If you tried all the above points and if it is at all possible, try establishing a connection at DEI and if necessary follow the points in “The server is becoming slow or unresponsive” section.

At DEI

Most of the points from the previous section apply here except the details on the DEI VPN, since there is no need to connect to it when at the department. Check for:

  • Stable internet connection;
  • Establishing SSH connection if RDP is unsuccessful;
  • Check user status with your system administrator;
  • Follow “The server is becoming slow or unresponsive” section.

Most of the times, if a connection to the server is not possible when at DEI, it is more than likely that a hard reset is needed.

The server is becoming slow or unresponsive

When running an experiment on the server there is always the possibility of something going wrong, do to either a mistake on the code or some of your colleagues didn’t check the available resources before running their experiments.

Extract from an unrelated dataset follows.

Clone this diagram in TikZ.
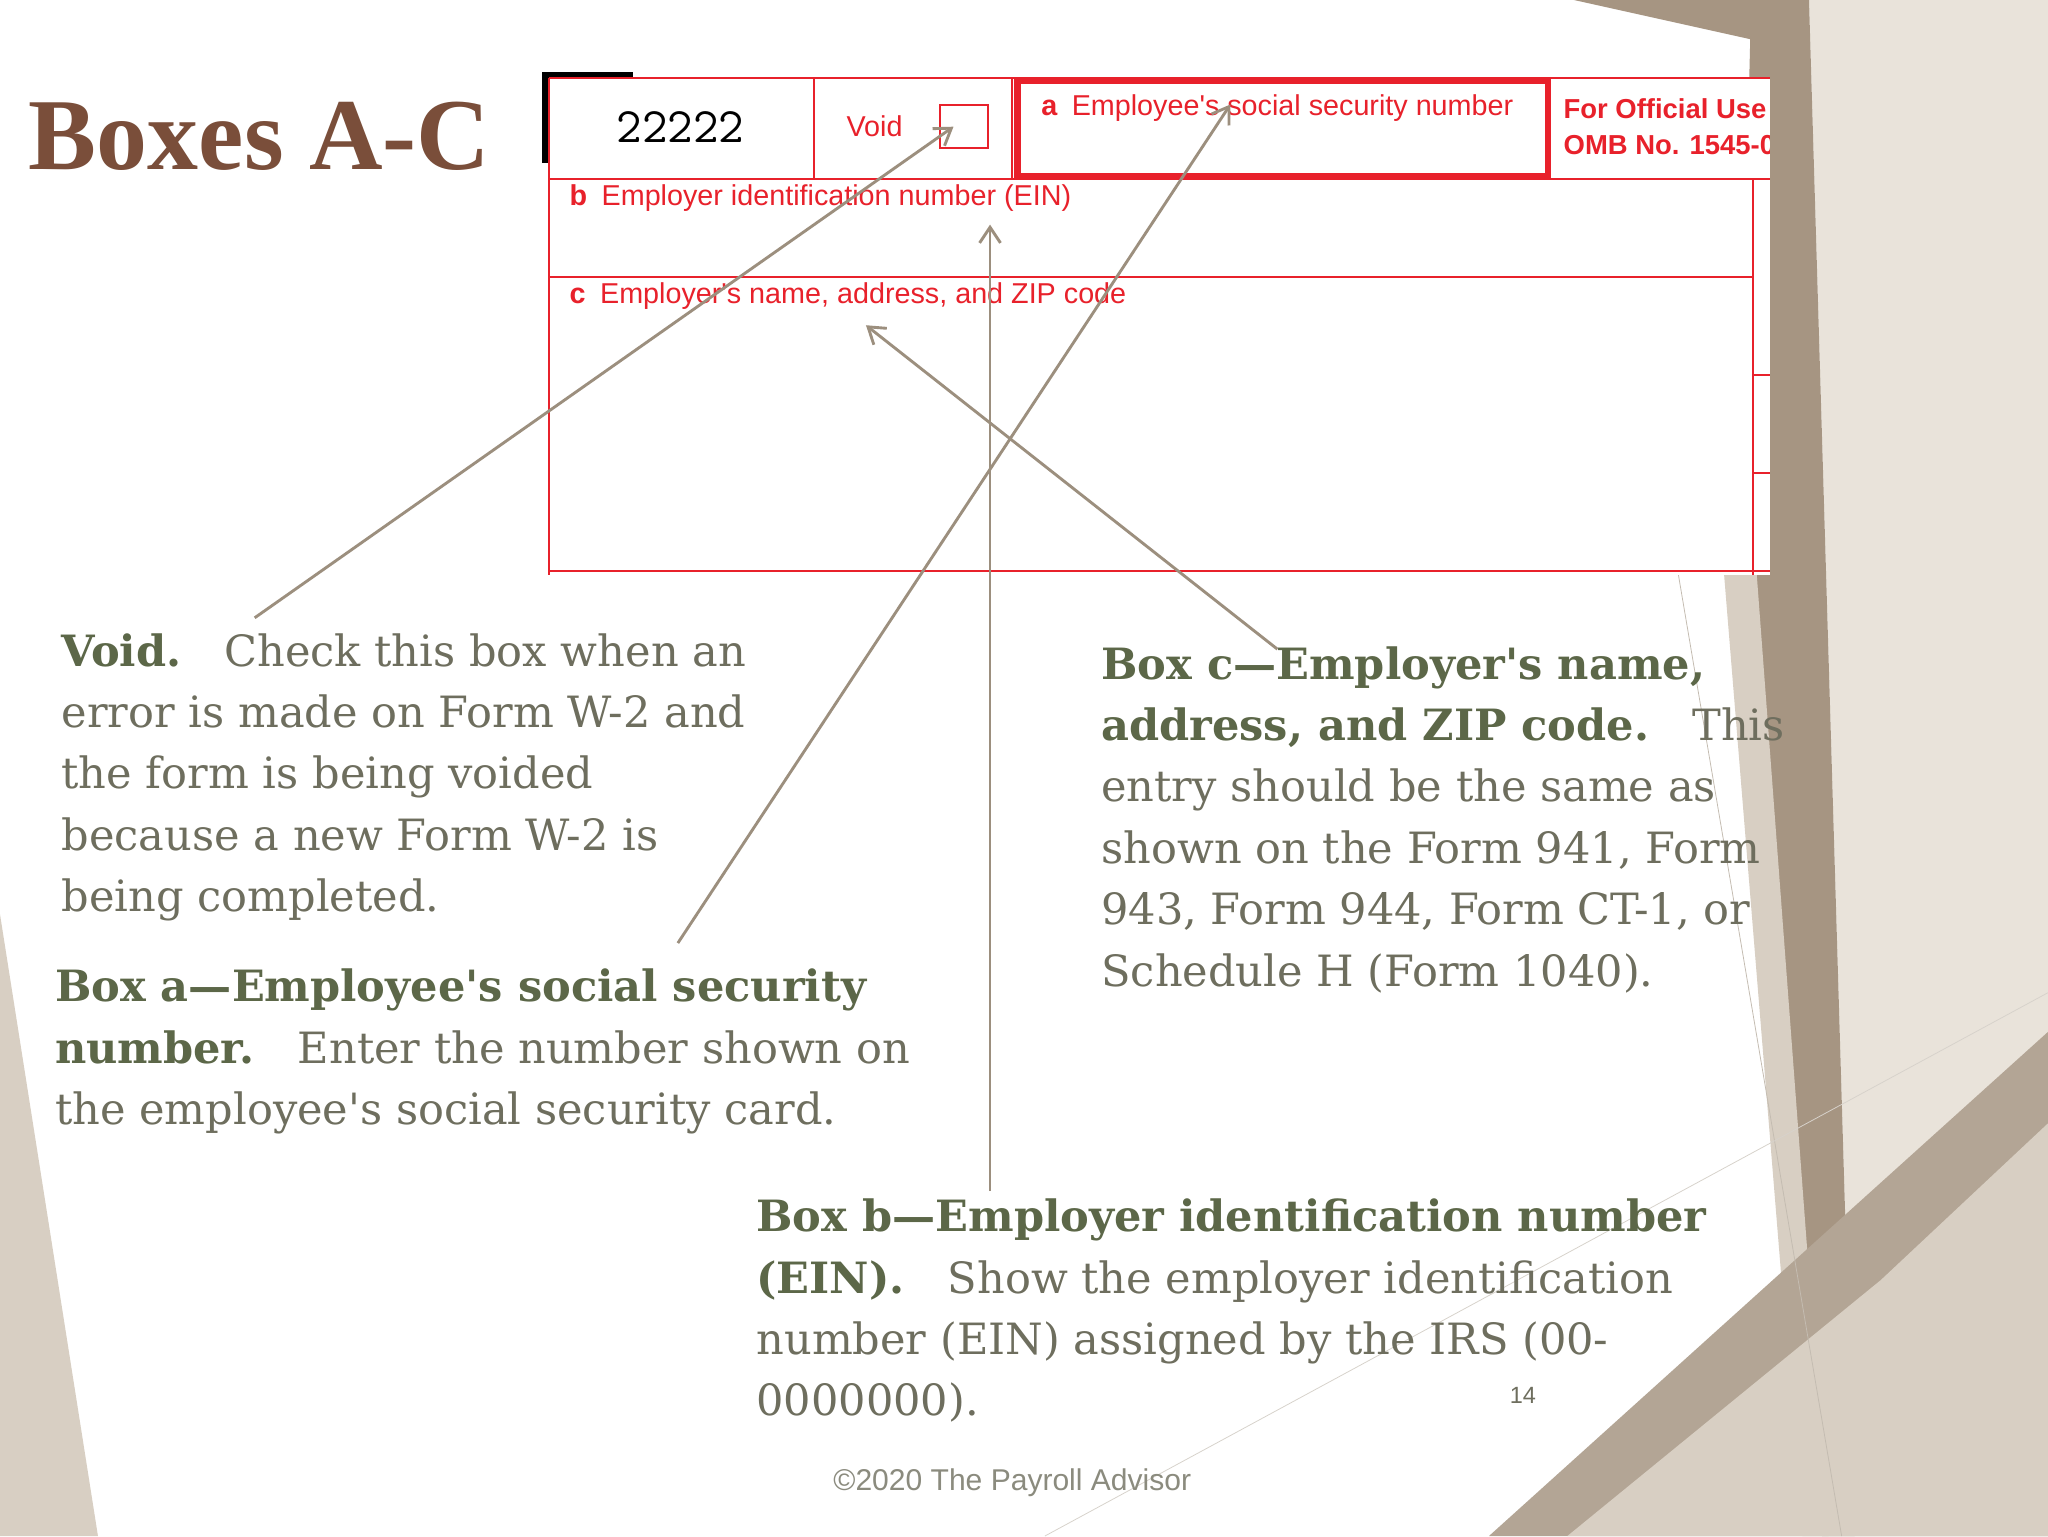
\documentclass[tikz,border=0pt]{standalone}
\usepackage{fontspec}
\setmainfont{DejaVu Serif}
\newfontfamily\titlefont{Liberation Serif}
\newfontfamily\formfont{Liberation Sans}
\usetikzlibrary{arrows.meta}
\definecolor{ttl}{HTML}{7A4E3A}
\definecolor{hd}{HTML}{5C6748}
\definecolor{bt}{HTML}{6E6E5E}
\definecolor{ar}{HTML}{9C8F7E}
\definecolor{taupe}{HTML}{A69582}
\definecolor{beige}{HTML}{D8CFC3}
\definecolor{lbeige}{HTML}{E9E3DA}
\definecolor{fred}{HTML}{E8212B}
\newcommand{\ap}{\textquotesingle}
\tikzset{
  para/.style={anchor=base west,align=left,text=bt,inner sep=0pt,font=\fontsize{33}{47}\selectfont},
  callout/.style={draw=ar,line width=2.2pt,-{Straight Barb[length=12pt,width=16pt]}},
  redl/.style={draw=fred,line width=1.5pt},
  flab/.style={anchor=west,text=fred,inner sep=0pt,font=\formfont\fontsize{22}{24}\selectfont}
}
\begin{document}
\begin{tikzpicture}[x=1pt,y=-1pt]
\useasboundingbox (0,0) rectangle (1568,1176);
\fill[white] (0,0) rectangle (1568,1176);
% background decorations
\fill[lbeige] (1385,0) -- (1568,0) -- (1568,1176) -- (1420,1176) -- cycle;
\fill[taupe] (1205,0) -- (1385,0) -- (1420,1176) -- (1395,1176) -- (1330,440) -- (1340,30) -- cycle;
\fill[beige] (1320,440) -- (1345,440) -- (1400,1176) -- (1380,1176) -- cycle;
\fill[taupe!85] (1140,1176) -- (1568,790) -- (1568,1176) -- cycle;
\fill[beige] (1200,1176) -- (1440,980) -- (1568,860) -- (1568,1176) -- cycle;
\fill[beige] (0,700) -- (75,1176) -- (0,1176) -- cycle;
\draw[ar!60,line width=0.6pt] (1285,440) -- (1410,1176);
\draw[ar!40,line width=0.6pt] (800,1176) -- (1568,760);
% title
\node[anchor=base west,inner sep=0pt,text=ttl,font=\titlefont\bfseries\fontsize{78}{80}\selectfont] (title) at (22,130) {Boxes A-C};
% form
\fill[black] (415,55) rectangle (485,62);
\fill[black] (415,55) rectangle (422,125);
\fill[white] (420,60) rectangle (1355,440);
\draw[redl] (420,60) -- (1355,60);
\draw[redl] (420,60) -- (420,440);
\draw[redl] (623,60) -- (623,137);
\draw[redl] (775,60) -- (775,137);
\draw[redl] (420,137) -- (1355,137);
\draw[redl] (420,212) -- (1342,212);
\draw[redl] (1342,137) -- (1342,440);
\draw[redl] (1342,287) -- (1355,287);
\draw[redl] (1342,362) -- (1355,362);
\draw[redl] (420,437) -- (1355,437);
\node[anchor=center,inner sep=0pt,font=\ttfamily\fontsize{38}{40}\selectfont] (num) at (521,97) {22222};
\node[flab] (void) at (648,97) {Void};
\node[draw=fred,line width=1.5pt,minimum width=37pt,minimum height=33pt,inner sep=0pt] (chk) at (738,97) {};
\draw[fred,line width=5pt] (779,62) rectangle (1185,135);
\node[flab] (la) at (797,83) {\textbf{a}\enspace Employee's social security number};
\begin{scope}
\clip (1190,60) rectangle (1355,137);
\node[flab,font=\formfont\bfseries\fontsize{21}{27}\selectfont,align=left] (off) at (1197,97) {For Official Use Only\\OMB No. 1545-0008};
\end{scope}
\node[flab] (lb) at (436,152) {\textbf{b}\enspace Employer identification number (EIN)};
\node[flab] (lc) at (436,227) {\textbf{c}\enspace Employer's name, address, and ZIP code};
% texts
\node[para] (tv) at (47,698) {\textcolor{hd}{\textbf{Void.}}\quad Check this box when an\\error is made on Form W-2 and\\the form is being voided\\because a new Form W-2 is\\being completed.};
\node[para] (ta) at (42,861) {\textcolor{hd}{\textbf{Box a---Employee\ap s social security}}\\\textcolor{hd}{\textbf{number.}}\quad Enter the number shown on\\the employee\ap s social security card.};
\node[para] (tc) at (843,755) {\textcolor{hd}{\textbf{Box c---Employer\ap s name,}}\\\textcolor{hd}{\textbf{address, and ZIP code.}}\quad This\\entry should be the same as\\shown on the Form 941, Form\\943, Form 944, Form CT-1, or\\Schedule H (Form 1040).};
\node[para] (tb) at (579,1084) {\textcolor{hd}{\textbf{Box b---Employer identification number}}\\\textcolor{hd}{\textbf{(EIN).}}\quad Show the employer identification\\number (EIN) assigned by the IRS (00-\\0000000).};
\node[text=bt,font=\formfont\fontsize{18}{20}\selectfont] (pg) at (1166,1068) {14};
\node[text=bt!80,font=\formfont\fontsize{23}{26}\selectfont] (copy) at (775,1135) {©2020 The Payroll Advisor};
% callouts
\coordinate (sv) at (195,473); \coordinate (ev) at (730,97);
\coordinate (sa) at (519,722); \coordinate (ea) at (942,80);
\coordinate (sb) at (758,912); \coordinate (eb) at (758,172);
\coordinate (sc) at (978,497); \coordinate (ec) at (663,249);
\draw[callout] (sv) -- (ev);
\draw[callout] (sa) -- (ea);
\draw[callout] (sb) -- (eb);
\draw[callout] (sc) -- (ec);
\end{tikzpicture}
\end{document}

This will happen many times and, to avoid hard resetting the server, there are some actions you can take. So, if the server seems to be slowing down or becoming unresponsive, do the following:

  • If the Remote Desktop session is not responding, immediately try connecting through;
  • Check the running processes using your preferred process manager; btop is advised due to its filtering capabilities and is used for the rest of the example;
  • Using btop, simply filter by RAM and CPU usage to find the culprit;
  • If the process is yours, kill it and assess the unexpected high resource use;
  • Should the process be from another person, it is advised to first notice the user in the appropriate channel, WELMO Server on Skype at the moment of writing, and then kill it; In any case, the process should be killed as soon as possible, or the server will need a manual reset.

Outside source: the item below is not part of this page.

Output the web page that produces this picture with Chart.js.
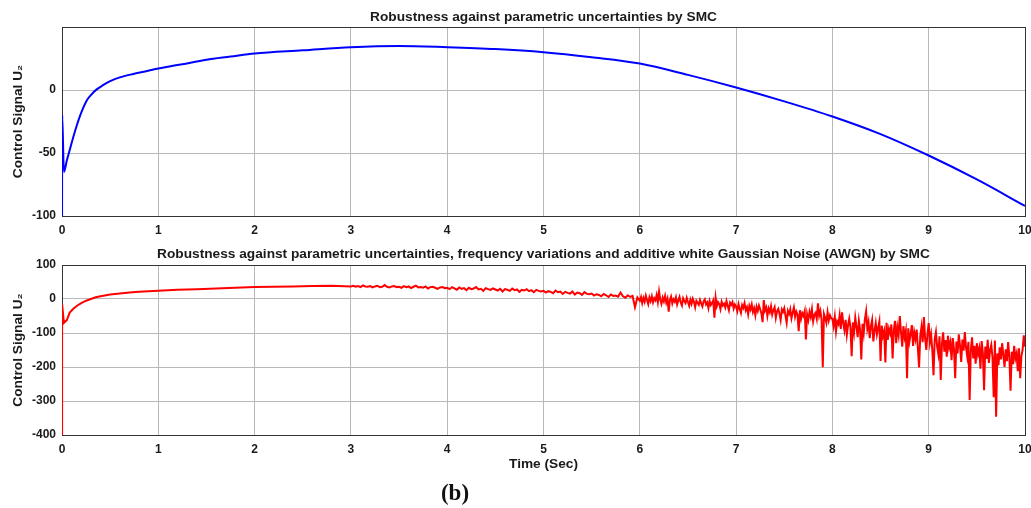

There are times that no particular process is overwhelming the server, there are just to many people taking up resources. In this case, communication through the proper channel is advised to promote fair usage between users.

Known Problems

None.

Previously one GPU (A5000) was not registering due to an hardware fault and was replaced (RMA). The output for future reference:

One of the GPUs is not registering (nvidia-bug-report.sh):

[   12.251296] kernel: NVRM: GPU 0000:3d:00.0: rm_init_adapter failed, device minor number 2
[   12.251941] kernel: [drm:nv_drm_load [nvidia_drm]] *ERROR* [nvidia-drm] [GPU ID 0x00003d00] Failed to allocate NvKmsKapiDevice
[   12.252562] kernel: [drm:nv_drm_probe_devices [nvidia_drm]] *ERROR* [nvidia-drm] [GPU ID 0x00003d00] Failed to register device

(...)

[    3.528019] pci 0000:5f:00.0: BAR 15: no space for [mem size 0x03800000 64bit pref]
[    3.528022] pci 0000:5f:00.0: BAR 15: failed to assign [mem size 0x03800000 64bit pref]
[    3.528026] pci 0000:60:03.0: BAR 15: no space for [mem size 0x03800000 64bit pref]
[    3.528029] pci 0000:60:03.0: BAR 15: failed to assign [mem size 0x03800000 64bit pref]
[    3.528032] pci 0000:60:03.0: BAR 14: assigned [mem 0xc5200000-0xc52fffff]
[    3.528036] pci 0000:61:00.0: BAR 0: no space for [mem size 0x01000000 64bit pref]
[    3.528039] pci 0000:61:00.0: BAR 0: failed to assign [mem size 0x01000000 64bit pref]